§ **Provided data**
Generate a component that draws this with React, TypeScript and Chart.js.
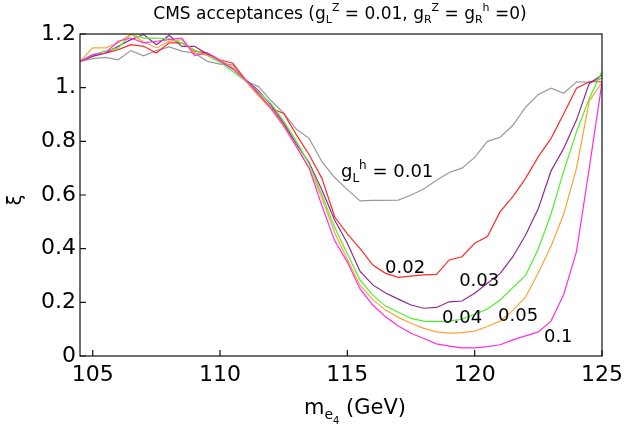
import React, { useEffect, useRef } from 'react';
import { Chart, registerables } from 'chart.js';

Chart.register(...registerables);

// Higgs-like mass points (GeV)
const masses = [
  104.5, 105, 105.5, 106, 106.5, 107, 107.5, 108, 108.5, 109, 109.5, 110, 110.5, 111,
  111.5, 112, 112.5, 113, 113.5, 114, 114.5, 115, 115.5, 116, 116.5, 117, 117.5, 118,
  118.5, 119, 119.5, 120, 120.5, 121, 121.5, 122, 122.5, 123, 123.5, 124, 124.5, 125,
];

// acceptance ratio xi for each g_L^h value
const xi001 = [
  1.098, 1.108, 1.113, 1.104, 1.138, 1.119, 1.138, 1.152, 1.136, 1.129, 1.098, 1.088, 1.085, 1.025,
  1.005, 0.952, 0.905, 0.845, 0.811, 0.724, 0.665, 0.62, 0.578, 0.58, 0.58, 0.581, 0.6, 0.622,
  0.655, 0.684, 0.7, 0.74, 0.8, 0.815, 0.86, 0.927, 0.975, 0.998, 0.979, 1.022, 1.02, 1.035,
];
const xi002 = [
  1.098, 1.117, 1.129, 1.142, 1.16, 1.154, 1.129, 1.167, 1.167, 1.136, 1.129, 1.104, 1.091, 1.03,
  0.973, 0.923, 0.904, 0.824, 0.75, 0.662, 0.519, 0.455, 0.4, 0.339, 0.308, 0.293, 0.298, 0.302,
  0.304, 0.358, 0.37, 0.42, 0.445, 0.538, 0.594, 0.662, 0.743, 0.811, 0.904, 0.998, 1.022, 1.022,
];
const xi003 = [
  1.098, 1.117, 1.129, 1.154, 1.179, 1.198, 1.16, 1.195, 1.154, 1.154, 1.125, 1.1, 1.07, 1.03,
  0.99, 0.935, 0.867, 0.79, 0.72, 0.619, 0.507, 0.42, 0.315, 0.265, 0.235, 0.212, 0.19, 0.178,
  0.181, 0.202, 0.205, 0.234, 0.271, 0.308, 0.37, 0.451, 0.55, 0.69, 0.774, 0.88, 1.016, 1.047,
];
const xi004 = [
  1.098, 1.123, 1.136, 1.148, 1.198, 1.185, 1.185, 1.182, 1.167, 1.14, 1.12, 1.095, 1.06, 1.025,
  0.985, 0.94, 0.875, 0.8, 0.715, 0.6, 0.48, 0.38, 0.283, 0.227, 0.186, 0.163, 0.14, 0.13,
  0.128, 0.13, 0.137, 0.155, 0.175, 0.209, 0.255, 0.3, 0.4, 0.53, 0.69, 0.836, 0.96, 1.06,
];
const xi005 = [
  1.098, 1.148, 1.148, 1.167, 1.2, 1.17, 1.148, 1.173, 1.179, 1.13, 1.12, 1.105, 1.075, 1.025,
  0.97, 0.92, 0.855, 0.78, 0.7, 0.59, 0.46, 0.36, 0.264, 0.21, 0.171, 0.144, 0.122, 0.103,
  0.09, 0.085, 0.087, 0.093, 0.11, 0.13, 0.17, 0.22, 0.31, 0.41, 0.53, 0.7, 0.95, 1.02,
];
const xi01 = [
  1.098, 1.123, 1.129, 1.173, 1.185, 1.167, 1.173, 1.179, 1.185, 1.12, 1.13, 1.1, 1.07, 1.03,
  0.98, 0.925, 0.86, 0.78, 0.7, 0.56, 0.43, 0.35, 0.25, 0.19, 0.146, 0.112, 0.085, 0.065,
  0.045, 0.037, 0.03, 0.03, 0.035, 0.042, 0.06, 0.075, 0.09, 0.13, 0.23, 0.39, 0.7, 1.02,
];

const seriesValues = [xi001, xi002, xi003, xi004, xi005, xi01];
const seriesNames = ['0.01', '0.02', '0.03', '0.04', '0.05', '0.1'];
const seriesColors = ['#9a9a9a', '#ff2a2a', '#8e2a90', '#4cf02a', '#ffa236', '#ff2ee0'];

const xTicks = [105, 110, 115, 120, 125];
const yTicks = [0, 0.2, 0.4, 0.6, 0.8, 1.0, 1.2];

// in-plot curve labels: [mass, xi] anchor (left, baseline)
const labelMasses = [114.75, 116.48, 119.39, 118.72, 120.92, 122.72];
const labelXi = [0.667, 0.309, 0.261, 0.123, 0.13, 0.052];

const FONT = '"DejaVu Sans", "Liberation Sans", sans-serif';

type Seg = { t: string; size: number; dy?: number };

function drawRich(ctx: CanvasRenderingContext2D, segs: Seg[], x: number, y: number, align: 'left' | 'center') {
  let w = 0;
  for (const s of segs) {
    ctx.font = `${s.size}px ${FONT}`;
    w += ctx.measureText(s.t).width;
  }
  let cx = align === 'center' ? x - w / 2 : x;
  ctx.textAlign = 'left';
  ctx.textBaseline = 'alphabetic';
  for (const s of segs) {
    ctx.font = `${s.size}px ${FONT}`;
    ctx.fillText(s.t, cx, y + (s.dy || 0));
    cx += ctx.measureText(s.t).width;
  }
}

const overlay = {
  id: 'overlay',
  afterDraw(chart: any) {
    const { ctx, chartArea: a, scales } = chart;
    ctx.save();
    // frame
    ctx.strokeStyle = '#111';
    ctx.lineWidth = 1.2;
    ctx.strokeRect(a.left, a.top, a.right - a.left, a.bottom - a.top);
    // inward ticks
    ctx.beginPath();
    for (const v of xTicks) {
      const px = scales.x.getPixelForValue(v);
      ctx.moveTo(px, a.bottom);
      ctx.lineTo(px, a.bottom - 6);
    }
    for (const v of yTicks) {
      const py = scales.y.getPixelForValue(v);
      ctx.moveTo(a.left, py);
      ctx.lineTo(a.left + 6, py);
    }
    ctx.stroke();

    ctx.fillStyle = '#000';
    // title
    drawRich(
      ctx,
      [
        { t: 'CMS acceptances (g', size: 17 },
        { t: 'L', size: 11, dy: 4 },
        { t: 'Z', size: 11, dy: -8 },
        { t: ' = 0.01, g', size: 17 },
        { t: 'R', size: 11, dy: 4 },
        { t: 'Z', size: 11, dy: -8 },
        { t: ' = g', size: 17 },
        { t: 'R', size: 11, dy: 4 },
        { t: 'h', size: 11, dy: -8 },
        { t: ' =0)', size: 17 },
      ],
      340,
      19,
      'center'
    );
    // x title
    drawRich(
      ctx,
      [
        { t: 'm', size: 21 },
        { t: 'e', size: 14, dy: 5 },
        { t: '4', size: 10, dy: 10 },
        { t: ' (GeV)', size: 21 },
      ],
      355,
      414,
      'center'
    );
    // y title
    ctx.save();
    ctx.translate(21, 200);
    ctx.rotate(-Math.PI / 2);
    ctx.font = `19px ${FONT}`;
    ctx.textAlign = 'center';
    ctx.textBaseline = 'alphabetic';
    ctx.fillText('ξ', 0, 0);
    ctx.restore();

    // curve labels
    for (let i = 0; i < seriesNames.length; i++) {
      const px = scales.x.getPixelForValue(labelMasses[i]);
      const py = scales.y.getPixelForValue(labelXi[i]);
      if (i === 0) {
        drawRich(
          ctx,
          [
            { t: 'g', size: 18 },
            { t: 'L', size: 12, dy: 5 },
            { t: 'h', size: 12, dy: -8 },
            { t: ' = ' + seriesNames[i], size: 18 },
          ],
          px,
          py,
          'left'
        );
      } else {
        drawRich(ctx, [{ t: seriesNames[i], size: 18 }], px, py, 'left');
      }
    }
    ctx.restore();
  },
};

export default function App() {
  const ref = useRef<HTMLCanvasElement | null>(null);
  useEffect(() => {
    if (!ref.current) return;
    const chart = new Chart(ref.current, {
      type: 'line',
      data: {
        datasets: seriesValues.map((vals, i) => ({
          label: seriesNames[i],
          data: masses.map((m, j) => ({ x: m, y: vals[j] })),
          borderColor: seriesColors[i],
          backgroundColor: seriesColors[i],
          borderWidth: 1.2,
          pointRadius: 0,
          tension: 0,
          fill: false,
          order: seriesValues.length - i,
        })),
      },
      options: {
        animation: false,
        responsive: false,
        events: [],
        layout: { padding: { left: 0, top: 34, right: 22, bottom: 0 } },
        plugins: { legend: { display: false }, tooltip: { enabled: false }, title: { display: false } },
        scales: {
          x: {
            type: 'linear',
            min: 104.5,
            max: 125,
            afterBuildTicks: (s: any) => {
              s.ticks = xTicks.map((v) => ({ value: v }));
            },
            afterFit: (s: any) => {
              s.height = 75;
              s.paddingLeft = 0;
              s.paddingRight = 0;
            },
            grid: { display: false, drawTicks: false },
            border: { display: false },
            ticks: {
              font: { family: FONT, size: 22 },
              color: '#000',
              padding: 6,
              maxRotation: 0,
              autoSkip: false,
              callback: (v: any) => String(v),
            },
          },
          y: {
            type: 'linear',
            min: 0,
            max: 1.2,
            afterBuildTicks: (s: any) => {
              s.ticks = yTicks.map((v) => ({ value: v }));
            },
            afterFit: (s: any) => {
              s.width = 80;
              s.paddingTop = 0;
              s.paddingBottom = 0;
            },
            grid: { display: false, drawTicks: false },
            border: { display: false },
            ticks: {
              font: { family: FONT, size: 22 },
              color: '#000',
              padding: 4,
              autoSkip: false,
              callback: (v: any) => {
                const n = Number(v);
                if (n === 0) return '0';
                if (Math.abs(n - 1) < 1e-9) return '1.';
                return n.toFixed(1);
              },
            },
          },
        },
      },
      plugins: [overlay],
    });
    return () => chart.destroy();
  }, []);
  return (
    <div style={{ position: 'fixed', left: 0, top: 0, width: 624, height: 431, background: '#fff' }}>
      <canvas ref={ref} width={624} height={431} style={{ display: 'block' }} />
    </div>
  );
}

§ **Exercise task**
Copy nothing but the lines from the top of the material through the line holding "Chart.register(...registerables);", exactly as written; omit pictures.

§ **Full solution**
Generate a component that draws this with React, TypeScript and Chart.js.
import React, { useEffect, useRef } from 'react';
import { Chart, registerables } from 'chart.js';

Chart.register(...registerables);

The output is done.